Enough typing. I need to disappear into my minds eye and see how our leading lady Bella transitions from shy to sassy during the song 'My lips are on fire' - I am sure this will conjure many interesting and possibly controversial images ;-)

Wednesday, 4 May 2011

It all starts with the sell

Many months ago Richard and I embarked on a journey to rewrite his 10 year old Vampire musical Once Bitten and get our local dramatics society SMAOS to perform it. It shoots many yards wide of being a Twilight or a True Blood. It chews them up and spits in there face in a truly unapologetic British way. Enough on that though I'll save it for another day. I am going to use the power of blogs to tell my story as we take this new fangtastic show through the casting, rehearsing, tweaking and finally staging.

The show is written (some lib and music tweaks remain) and tomorrow night I face an audience of around 50 people as I present the show and effectively persuade them to be in it and audition for a lead role.

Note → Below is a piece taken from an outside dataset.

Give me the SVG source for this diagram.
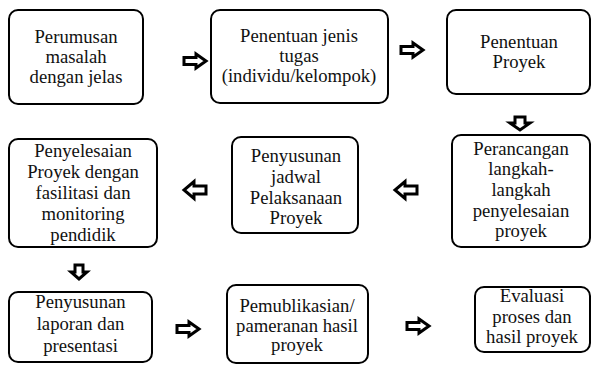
<svg xmlns="http://www.w3.org/2000/svg" width="592" height="365" viewBox="0 0 592 365">
<style>
.box{fill:#fff;stroke:#000;stroke-width:2}
.t{font-family:'Liberation Serif','Times New Roman',serif;font-size:18.7px;fill:#111;text-anchor:middle}
.ar{fill:#fff;stroke:#000;stroke-width:3;stroke-linejoin:miter}
</style>
<defs>
<path id="ra" d="M-11,-3.5 H1 V-7 L11,0 L1,7 V3.5 H-11 Z"/>
<path id="la" d="M11,-4 H-1 V-8.5 L-11,0 L-1,8.5 V4 H11 Z"/>
<path id="da" d="M-4,-7 V0 H-8 L0,7 L8,0 H4 V-7 Z"/>
<path id="da2" d="M-5,-6 V0 H-10 L0,7 L10,0 H5 V-6 Z"/>
</defs>
<rect width="592" height="365" fill="#fff"/>
<g id="connectors">
<use href="#ra" class="ar" x="195" y="61"/>
<use href="#ra" class="ar" x="412" y="50"/>
<use href="#da2" class="ar" x="520" y="123"/>
<use href="#la" class="ar" x="406" y="190"/>
<use href="#la" class="ar" x="195" y="190"/>
<use href="#da" class="ar" x="79" y="272"/>
<use href="#ra" class="ar" x="188" y="329"/>
<use href="#ra" class="ar" x="418" y="326"/>
</g>
<g id="n1">
<rect class="box" x="9" y="10" width="134" height="94" rx="9"/>
<text class="t" x="76" y="43">Perumusan</text>
<text class="t" x="76" y="63">masalah</text>
<text class="t" x="76" y="83">dengan jelas</text>
</g>
<g id="n2">
<rect class="box" x="211" y="10" width="177" height="93" rx="9"/>
<text class="t" x="299" y="42">Penentuan jenis</text>
<text class="t" x="299" y="62">tugas</text>
<text class="t" x="299" y="82">(individu/kelompok)</text>
</g>
<g id="n3">
<rect class="box" x="447" y="10" width="143" height="84" rx="9"/>
<text class="t" x="519" y="48">Penentuan</text>
<text class="t" x="519" y="68">Proyek</text>
</g>
<g id="n4">
<rect class="box" x="452" y="135" width="138" height="112" rx="9"/>
<text class="t" x="521" y="155">Perancangan</text>
<text class="t" x="521" y="175">langkah-</text>
<text class="t" x="521" y="196">langkah</text>
<text class="t" x="521" y="217">penyelesaian</text>
<text class="t" x="521" y="237">proyek</text>
</g>
<g id="n5">
<rect class="box" x="232" y="137" width="126" height="96" rx="9"/>
<text class="t" x="296" y="162">Penyusunan</text>
<text class="t" x="296" y="183">jadwal</text>
<text class="t" x="296" y="204">Pelaksanaan</text>
<text class="t" x="296" y="224">Proyek</text>
</g>
<g id="n6">
<rect class="box" x="9" y="139" width="148" height="108" rx="9"/>
<text class="t" x="83" y="157">Penyelesaian</text>
<text class="t" x="83" y="178">Proyek dengan</text>
<text class="t" x="83" y="199">fasilitasi dan</text>
<text class="t" x="83" y="220">monitoring</text>
<text class="t" x="83" y="241">pendidik</text>
</g>
<g id="n7">
<rect class="box" x="9" y="292" width="143" height="70" rx="9"/>
<text class="t" x="80.5" y="308">Penyusunan</text>
<text class="t" x="80.5" y="330">laporan dan</text>
<text class="t" x="80.5" y="352">presentasi</text>
</g>
<g id="n8">
<rect class="box" x="227" y="285" width="141" height="78" rx="9"/>
<text class="t" x="297" y="312">Pemublikasian/</text>
<text class="t" x="297" y="332">pameranan hasil</text>
<text class="t" x="297" y="351">proyek</text>
</g>
<g id="n9">
<rect class="box" x="475" y="287" width="115" height="65" rx="9"/>
<text class="t" x="532" y="302">Evaluasi</text>
<text class="t" x="532" y="323">proses dan</text>
<text class="t" x="532" y="343">hasil proyek</text>
</g>
</svg>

This is my third late night in a row as I've finished my day job and worked through the evening on tasks needed to get this new show on the road. In the past few days I've rehearsed the plot with a friend, recorded some vocals for the demo tracks, produced a PowerPoint presentation, read the script and chosen audition pieces, selected photos of potential costumes and built a fully functioning website with all the required content!

There are simply too many things to list that writing and directing a show entail. Being a director of a new show is akin to being the leader of business. Today I put on the hat of web developer, yesterday it was script editor and tomorrow it will be salesman.

I am ready to goto bed now and will lie restless with anticipation of what lies in store. I feel well prepared and that accompanied with my energy and enthusiasm are (I hope) enough to get everyone on board for one of the most exciting projects and adventures of mine and there life.